For example, one of my courses is Religions of the World. I’m very clear with students that I am not trying to change anyone’s religious views, but rather to help them to understand views, practices, and lifestyles that are different than their own. There is a significant difference between being aware of difference and truly understanding. I remind students of the Golden Rule that is present in various words in numerous religions, “Do to others what you would have them do to you.” Then I ask, “Would you rather someone evaluate or judge your religion if they understand it sufficiently, or if they are operating out of stereotype and prejudice?” The obvious answer for most is that they prefer that another person would genuinely understand them before evaluating or judging them. So, I add that if we are to “do to others as we want them to do to us” we, likewise, need to understand their religion before making any determinations about that religion or that person as an individual.

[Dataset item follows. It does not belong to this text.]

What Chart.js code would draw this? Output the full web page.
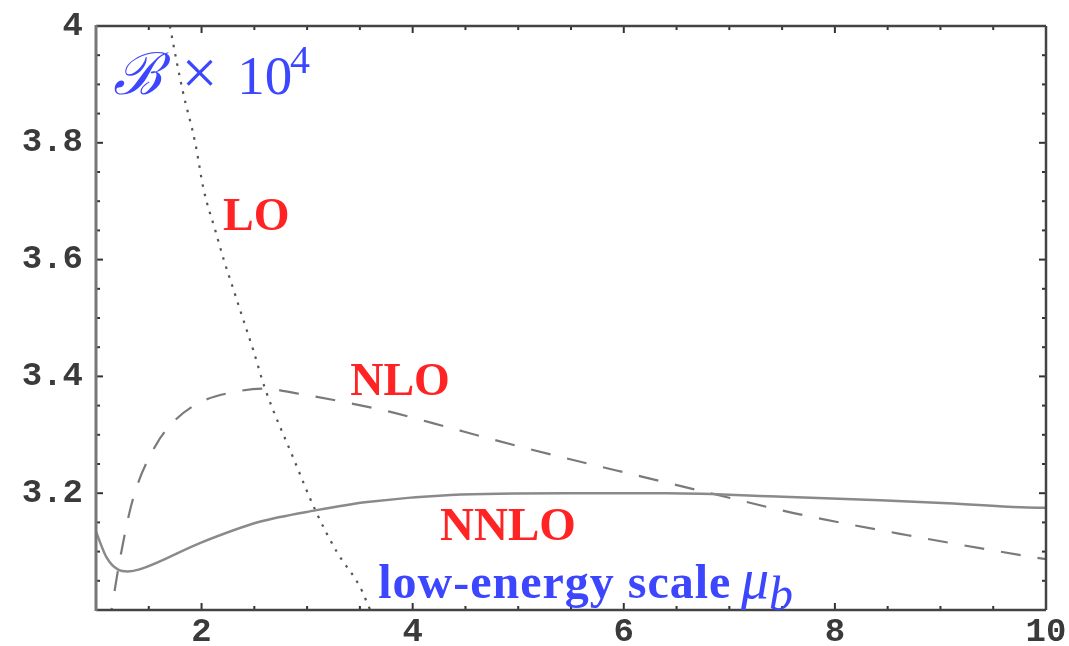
<!DOCTYPE html>
<html>
<head>
  <title>B x 10^4 vs low-energy scale</title>
  <script src="https://cdn.jsdelivr.net/npm/chart.js"></script>
  <style>
    html, body { margin: 0; padding: 0; overflow: hidden; background: #fff; }
    #wrap { width: 1069px; height: 680px; }
  </style>
</head>
<body>
  <div id="wrap"><canvas id="myChart"></canvas></div>

  <script>
    // axis ticks
    const xTicks = [2, 4, 6, 8, 10];
    const yTicks = [3.2, 3.4, 3.6, 3.8, 4];
    const yTickLabels = ['3.2', '3.4', '3.6', '3.8', '4'];

    // LO (dotted)
    const loMu = [1.62, 1.70, 1.82, 1.94, 2.02, 2.13, 2.21, 2.30, 2.39, 2.49, 2.60, 2.87, 3.08, 3.28, 3.50, 3.60, 3.70];
    const loB  = [4.08, 4.00, 3.89, 3.80, 3.72, 3.65, 3.60, 3.55, 3.50, 3.445, 3.38, 3.26, 3.17, 3.10, 3.04, 3.00, 2.97];

    // NLO (dashed)
    const nloMu = [1.12, 1.23, 1.35, 1.56, 1.75, 1.99, 2.30, 2.60, 2.90, 3.41, 3.77, 4.19, 4.80, 5.14, 6.18, 6.89, 7.61, 8.69, 9.76, 10];
    const nloB  = [2.97, 3.09, 3.19, 3.28, 3.325, 3.356, 3.373, 3.379, 3.371, 3.354, 3.34, 3.32, 3.29, 3.274, 3.228, 3.197, 3.166, 3.128, 3.094, 3.087];

    // NNLO (solid)
    const nnloMu = [1.0, 1.1, 1.21, 1.30, 1.42, 1.99, 2.55, 3.09, 3.57, 4.36, 5.46, 6.41, 7.51, 8.43, 9.07, 9.76, 10];
    const nnloB  = [3.134, 3.09, 3.069, 3.066, 3.070, 3.115, 3.151, 3.171, 3.185, 3.197, 3.20, 3.20, 3.194, 3.188, 3.183, 3.176, 3.175];

    const pts = (xs, ys) => xs.map((v, i) => ({ x: v, y: ys[i] }));

    const RED = 'rgb(255, 35, 35)';
    const BLUE = 'rgb(60, 70, 255)';

    // frame with inward ticks on all four sides
    const framePlugin = {
      id: 'frame',
      afterDatasetsDraw(chart) {
        const { ctx, chartArea: a, scales: { x, y } } = chart;
        ctx.save();
        ctx.strokeStyle = '#333';
        ctx.lineWidth = 2;
        const seg = (x1, y1, x2, y2) => { ctx.beginPath(); ctx.moveTo(x1, y1); ctx.lineTo(x2, y2); ctx.stroke(); };
        for (let k = 1; k < 18; k++) {
          const v = 1 + k * 0.5;
          const px = x.getPixelForValue(v);
          const len = xTicks.includes(v) ? 7 : 4;
          seg(px, a.bottom, px, a.bottom - len);
          seg(px, a.top, px, a.top + len);
        }
        for (let k = 1; k < 20; k++) {
          const py = y.getPixelForValue(3 + k * 0.05);
          const len = k % 4 === 0 ? 7 : 4;
          seg(a.left, py, a.left + len, py);
          seg(a.right, py, a.right - len, py);
        }
        ctx.strokeStyle = '#444';
        ctx.lineWidth = 2.5;
        seg(a.left, a.bottom, a.right, a.bottom);
        seg(a.left, a.top, a.right, a.top);
        seg(a.right, a.top, a.right, a.bottom);
        ctx.strokeStyle = '#777';
        ctx.lineWidth = 3;
        seg(a.left, a.top - 1, a.left, a.bottom + 1);
        ctx.restore();
      }
    };

    // curve labels and axis titles
    const textPlugin = {
      id: 'labels',
      afterDraw(chart) {
        const { ctx, scales: { x, y } } = chart;
        ctx.save();
        ctx.textAlign = 'left';
        ctx.textBaseline = 'alphabetic';
        const put = (txt, mu, b, font, color) => {
          ctx.font = font;
          ctx.fillStyle = color;
          ctx.fillText(txt, x.getPixelForValue(mu), y.getPixelForValue(b));
        };
        put('LO', 2.204, 3.651, 'bold 46px "Liberation Serif"', RED);
        put('NLO', 3.408, 3.368, 'bold 46px "Liberation Serif"', RED);
        put('NNLO', 4.26, 3.120, 'bold 47px "Liberation Serif"', RED);

        // low-energy scale mu_b
        ctx.fillStyle = BLUE;
        const bx = y.getPixelForValue(3.0205);
        ctx.font = 'bold 48px "Liberation Serif"';
        ctx.letterSpacing = '1px';
        ctx.fillText('low-energy scale', x.getPixelForValue(3.673), bx);
        ctx.letterSpacing = '0px';
        let px = x.getPixelForValue(7.11);
        ctx.font = 'italic 56px "Liberation Serif"';
        ctx.fillText('\u03bc', px, bx);
        px += ctx.measureText('\u03bc').width;
        ctx.font = 'italic 48px "Liberation Serif"';
        ctx.fillText('b', px, bx + 12);

        // B x 10^4
        const ty = y.getPixelForValue(3.8836);
        ctx.font = 'italic 58px "DejaVu Serif"';
        ctx.fillText('\u212c', x.getPixelForValue(1.161), ty);
        ctx.font = '64px "Liberation Serif"';
        ctx.fillText('\u00d7', x.getPixelForValue(1.81), ty);
        ctx.font = '55px "Liberation Serif"';
        ctx.fillText('10', x.getPixelForValue(2.337), ty);
        ctx.font = '40px "Liberation Serif"';
        ctx.fillText('4', x.getPixelForValue(2.839), ty - 21);
        ctx.restore();
      }
    };

    const tickFont = { family: '"Liberation Mono"', size: 34, weight: 'bold' };

    document.addEventListener('DOMContentLoaded', () => {
      const ctx = document.getElementById('myChart').getContext('2d');
      new Chart(ctx, {
        type: 'line',
        data: {
          datasets: [
            {
              label: 'NNLO',
              data: pts(nnloMu, nnloB),
              borderColor: '#8a8a8a',
              borderWidth: 2.5,
              pointRadius: 0,
              cubicInterpolationMode: 'monotone',
              fill: false
            },
            {
              label: 'NLO',
              data: pts(nloMu, nloB),
              borderColor: '#7a7a7a',
              borderWidth: 2.2,
              borderDash: [20, 17],
              pointRadius: 0,
              cubicInterpolationMode: 'monotone',
              fill: false
            },
            {
              label: 'LO',
              data: pts(loMu, loB),
              borderColor: '#555',
              borderWidth: 2.2,
              borderDash: [2.5, 7],
              pointRadius: 0,
              cubicInterpolationMode: 'monotone',
              fill: false
            }
          ]
        },
        options: {
          responsive: true,
          maintainAspectRatio: false,
          animation: false,
          layout: { padding: { top: 26, right: 23, left: 0, bottom: 0 } },
          plugins: { legend: { display: false }, tooltip: { enabled: false } },
          scales: {
            x: {
              type: 'linear',
              min: 1,
              max: 10,
              grid: { display: false, drawTicks: false },
              border: { display: false },
              afterBuildTicks: s => { s.ticks = xTicks.map(v => ({ value: v })); },
              afterFit: s => { s.height = 70; s.paddingLeft = 0; s.paddingRight = 0; },
              ticks: {
                padding: 2,
                color: '#3a3a3a',
                font: tickFont,
                maxRotation: 0,
                autoSkip: false,
                callback: v => String(v)
              }
            },
            y: {
              type: 'linear',
              min: 3,
              max: 4,
              grid: { display: false, drawTicks: false },
              border: { display: false },
              afterBuildTicks: s => { s.ticks = yTicks.map(v => ({ value: v })); },
              afterFit: s => { s.width = 96; s.paddingTop = 0; s.paddingBottom = 0; },
              ticks: {
                padding: 13,
                color: '#3a3a3a',
                font: tickFont,
                autoSkip: false,
                callback: (v, i) => yTickLabels[i]
              }
            }
          }
        },
        plugins: [framePlugin, textPlugin]
      });
    });
  </script>
</body>
</html>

The goal of the class is never to convert but, rather, to understand. I recognize that total understanding of another person is virtually impossible, but a general understanding vs. stereotype is crucial.

This principle applies to all the differences students discover after they get to college. I had a student a number of years ago who grew up in a small town and had never met an African American before coming to McMurry. Hard to believe, I know. To his credit, his views of African Americans were not really prejudicial, just nonexistent. He graduated from college four years later as one of the most accepting students I’ve known. He became open toward all kinds of differences, not just race, that he never encountered in his small hometown. 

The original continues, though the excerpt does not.